Items from a dataset:
════════

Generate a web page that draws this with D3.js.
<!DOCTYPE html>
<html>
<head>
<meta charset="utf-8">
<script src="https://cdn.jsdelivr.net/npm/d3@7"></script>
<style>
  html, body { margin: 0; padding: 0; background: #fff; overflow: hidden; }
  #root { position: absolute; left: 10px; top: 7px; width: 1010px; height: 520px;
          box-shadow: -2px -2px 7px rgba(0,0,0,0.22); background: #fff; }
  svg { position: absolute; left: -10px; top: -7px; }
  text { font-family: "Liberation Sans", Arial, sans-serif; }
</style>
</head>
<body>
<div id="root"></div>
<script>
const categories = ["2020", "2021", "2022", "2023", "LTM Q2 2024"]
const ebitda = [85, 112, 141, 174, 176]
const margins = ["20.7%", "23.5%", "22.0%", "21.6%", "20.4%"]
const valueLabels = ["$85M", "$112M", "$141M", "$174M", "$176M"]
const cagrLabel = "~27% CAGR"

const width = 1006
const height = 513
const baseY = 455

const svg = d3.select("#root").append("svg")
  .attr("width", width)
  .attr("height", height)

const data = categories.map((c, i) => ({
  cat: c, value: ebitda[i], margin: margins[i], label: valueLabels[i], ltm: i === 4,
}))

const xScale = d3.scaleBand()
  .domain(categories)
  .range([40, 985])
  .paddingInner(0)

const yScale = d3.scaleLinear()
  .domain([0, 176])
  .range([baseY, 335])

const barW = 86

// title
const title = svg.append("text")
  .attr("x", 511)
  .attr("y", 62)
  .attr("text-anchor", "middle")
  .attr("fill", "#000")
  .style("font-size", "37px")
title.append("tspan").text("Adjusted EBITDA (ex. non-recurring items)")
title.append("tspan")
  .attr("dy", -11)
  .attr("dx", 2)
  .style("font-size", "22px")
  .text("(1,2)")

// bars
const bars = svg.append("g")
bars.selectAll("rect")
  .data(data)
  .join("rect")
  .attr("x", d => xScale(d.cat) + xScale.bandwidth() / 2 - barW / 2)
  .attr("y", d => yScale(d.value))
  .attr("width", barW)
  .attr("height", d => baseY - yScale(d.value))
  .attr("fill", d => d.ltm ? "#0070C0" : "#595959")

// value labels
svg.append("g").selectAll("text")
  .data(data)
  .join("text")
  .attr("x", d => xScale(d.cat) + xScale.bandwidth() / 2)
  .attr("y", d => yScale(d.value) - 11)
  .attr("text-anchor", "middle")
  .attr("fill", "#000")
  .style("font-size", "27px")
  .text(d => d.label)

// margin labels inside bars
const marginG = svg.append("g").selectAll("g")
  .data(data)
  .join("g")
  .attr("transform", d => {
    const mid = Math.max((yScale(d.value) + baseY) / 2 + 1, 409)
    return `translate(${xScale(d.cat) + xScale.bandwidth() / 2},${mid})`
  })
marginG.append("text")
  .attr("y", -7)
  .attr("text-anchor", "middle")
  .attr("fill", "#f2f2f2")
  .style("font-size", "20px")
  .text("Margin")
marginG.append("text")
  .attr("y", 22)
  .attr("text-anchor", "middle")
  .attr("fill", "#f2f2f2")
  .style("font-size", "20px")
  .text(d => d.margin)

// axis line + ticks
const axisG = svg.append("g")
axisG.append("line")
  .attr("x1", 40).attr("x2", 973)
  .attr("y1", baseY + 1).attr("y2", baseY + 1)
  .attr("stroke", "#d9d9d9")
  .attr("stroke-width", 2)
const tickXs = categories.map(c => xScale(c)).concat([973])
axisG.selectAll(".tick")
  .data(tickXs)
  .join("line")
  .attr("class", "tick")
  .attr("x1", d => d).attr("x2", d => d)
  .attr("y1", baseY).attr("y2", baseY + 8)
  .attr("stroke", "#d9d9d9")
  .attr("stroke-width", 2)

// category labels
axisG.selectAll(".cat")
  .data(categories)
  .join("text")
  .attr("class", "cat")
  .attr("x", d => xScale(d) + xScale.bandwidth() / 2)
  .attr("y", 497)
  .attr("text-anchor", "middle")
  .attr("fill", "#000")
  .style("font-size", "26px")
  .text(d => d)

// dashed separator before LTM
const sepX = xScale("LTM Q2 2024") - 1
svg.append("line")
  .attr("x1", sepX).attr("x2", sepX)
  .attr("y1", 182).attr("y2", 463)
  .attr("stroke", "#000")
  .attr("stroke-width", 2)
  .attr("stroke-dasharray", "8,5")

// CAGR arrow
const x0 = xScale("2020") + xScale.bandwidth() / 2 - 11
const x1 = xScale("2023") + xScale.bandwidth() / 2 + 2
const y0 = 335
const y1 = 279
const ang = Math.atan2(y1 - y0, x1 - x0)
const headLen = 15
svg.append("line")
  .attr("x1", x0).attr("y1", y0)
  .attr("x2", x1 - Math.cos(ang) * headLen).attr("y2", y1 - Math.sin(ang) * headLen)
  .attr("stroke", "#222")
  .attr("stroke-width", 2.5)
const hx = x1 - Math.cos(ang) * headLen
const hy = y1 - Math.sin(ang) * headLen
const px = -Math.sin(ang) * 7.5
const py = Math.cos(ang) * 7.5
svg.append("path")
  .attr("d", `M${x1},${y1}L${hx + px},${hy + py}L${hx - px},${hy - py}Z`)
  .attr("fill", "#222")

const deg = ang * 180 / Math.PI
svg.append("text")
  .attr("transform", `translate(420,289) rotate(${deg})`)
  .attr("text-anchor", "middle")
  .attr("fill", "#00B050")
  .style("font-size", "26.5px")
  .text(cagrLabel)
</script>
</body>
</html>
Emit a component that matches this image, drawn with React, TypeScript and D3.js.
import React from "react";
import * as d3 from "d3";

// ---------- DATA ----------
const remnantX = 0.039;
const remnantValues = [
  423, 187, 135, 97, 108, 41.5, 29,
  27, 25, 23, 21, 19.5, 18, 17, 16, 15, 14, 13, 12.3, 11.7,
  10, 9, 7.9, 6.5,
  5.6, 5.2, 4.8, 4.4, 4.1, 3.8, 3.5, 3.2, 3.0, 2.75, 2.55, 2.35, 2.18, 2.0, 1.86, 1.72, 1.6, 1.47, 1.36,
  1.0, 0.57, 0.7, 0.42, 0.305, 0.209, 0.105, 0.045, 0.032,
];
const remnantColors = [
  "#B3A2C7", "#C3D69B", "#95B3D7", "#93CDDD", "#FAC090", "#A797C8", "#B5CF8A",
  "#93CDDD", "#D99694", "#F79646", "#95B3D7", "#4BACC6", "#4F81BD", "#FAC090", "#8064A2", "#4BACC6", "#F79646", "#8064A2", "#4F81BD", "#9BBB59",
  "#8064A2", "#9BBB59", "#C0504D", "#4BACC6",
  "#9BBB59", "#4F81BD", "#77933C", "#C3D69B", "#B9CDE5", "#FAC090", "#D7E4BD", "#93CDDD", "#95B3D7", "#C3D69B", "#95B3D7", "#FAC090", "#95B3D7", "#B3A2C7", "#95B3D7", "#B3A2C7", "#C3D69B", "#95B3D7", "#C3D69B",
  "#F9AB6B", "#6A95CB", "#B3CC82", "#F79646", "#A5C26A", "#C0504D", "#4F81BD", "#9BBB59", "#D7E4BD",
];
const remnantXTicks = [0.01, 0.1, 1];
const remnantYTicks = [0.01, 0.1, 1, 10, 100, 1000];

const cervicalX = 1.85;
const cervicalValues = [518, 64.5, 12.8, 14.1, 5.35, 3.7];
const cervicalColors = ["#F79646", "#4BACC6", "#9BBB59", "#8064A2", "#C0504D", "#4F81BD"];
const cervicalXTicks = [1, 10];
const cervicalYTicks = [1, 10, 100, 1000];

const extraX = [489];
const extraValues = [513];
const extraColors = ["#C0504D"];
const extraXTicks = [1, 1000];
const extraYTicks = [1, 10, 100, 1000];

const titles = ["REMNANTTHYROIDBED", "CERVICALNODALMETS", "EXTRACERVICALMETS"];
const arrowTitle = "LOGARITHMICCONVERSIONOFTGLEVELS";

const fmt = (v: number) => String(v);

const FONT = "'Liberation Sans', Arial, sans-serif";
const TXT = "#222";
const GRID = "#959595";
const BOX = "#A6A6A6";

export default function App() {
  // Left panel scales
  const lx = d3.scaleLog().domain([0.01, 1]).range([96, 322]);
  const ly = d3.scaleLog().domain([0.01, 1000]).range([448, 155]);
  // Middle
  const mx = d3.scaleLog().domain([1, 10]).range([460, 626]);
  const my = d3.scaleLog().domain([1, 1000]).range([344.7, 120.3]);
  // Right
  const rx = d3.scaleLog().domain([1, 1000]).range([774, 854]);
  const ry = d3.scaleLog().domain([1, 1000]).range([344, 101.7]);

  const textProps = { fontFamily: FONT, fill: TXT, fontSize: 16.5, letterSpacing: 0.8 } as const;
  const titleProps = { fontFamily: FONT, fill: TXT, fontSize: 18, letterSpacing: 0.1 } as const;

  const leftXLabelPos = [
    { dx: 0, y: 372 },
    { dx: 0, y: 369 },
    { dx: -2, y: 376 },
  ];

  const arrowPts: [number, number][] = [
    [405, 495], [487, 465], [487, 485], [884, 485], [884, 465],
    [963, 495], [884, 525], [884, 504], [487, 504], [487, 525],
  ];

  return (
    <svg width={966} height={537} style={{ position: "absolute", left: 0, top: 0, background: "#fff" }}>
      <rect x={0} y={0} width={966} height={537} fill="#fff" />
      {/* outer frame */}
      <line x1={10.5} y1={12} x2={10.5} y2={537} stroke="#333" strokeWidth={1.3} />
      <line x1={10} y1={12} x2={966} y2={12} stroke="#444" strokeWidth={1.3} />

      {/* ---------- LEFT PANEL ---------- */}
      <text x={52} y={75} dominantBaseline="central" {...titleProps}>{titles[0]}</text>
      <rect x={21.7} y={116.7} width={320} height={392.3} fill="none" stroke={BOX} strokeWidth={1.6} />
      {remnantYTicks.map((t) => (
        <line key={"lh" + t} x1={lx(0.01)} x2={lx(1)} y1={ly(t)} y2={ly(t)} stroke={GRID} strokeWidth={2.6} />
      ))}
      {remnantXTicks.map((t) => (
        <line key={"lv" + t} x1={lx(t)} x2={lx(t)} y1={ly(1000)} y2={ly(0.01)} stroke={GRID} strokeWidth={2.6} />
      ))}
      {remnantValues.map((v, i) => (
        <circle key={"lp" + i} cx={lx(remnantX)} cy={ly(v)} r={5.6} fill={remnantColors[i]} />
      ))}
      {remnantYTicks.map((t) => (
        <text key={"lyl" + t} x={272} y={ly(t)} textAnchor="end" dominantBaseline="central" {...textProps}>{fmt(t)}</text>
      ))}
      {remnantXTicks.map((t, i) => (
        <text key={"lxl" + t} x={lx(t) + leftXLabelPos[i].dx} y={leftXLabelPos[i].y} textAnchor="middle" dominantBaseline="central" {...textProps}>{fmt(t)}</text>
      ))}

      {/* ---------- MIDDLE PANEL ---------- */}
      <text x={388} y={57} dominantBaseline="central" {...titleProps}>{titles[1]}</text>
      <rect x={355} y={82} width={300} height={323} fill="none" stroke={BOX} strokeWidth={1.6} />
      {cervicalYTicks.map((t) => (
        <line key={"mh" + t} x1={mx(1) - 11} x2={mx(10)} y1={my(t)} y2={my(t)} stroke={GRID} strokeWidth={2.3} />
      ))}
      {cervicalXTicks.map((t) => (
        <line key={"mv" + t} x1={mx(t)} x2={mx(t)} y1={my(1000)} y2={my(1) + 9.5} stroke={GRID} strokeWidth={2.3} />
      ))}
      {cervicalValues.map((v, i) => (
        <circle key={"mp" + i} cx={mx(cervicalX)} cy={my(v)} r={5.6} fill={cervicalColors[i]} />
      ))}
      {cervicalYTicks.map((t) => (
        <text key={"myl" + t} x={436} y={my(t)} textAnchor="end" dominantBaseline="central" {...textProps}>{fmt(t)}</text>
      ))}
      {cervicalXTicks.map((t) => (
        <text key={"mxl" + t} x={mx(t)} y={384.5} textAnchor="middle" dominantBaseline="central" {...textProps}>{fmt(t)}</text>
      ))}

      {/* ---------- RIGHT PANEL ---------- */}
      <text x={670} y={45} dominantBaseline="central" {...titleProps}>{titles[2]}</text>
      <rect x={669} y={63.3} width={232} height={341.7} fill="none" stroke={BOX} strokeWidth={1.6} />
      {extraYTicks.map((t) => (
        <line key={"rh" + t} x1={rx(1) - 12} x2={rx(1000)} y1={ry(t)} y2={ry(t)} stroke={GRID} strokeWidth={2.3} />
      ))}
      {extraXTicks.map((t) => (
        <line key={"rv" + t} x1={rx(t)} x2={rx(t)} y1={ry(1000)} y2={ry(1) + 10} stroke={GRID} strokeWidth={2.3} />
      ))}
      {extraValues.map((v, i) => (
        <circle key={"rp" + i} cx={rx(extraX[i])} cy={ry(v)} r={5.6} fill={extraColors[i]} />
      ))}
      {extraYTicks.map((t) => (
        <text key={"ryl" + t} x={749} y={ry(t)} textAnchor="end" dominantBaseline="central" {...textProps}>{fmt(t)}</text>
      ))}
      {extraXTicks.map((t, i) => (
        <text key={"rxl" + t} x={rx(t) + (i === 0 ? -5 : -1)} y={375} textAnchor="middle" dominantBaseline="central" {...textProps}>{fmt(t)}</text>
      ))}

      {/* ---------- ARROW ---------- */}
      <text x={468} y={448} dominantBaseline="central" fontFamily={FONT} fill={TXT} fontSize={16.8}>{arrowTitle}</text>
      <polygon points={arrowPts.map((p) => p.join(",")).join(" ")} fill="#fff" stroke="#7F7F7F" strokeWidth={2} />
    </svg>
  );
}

════════

__WHAT IS REQUIRED__. Your task is to retype the entries verbatim, starting with the line that holds "Emit a component" and stopping after the line that holds "import * as".

__EXPECTED OUTPUT__.
Emit a component that matches this image, drawn with React, TypeScript and D3.js.
import React from "react";
import * as d3 from "d3";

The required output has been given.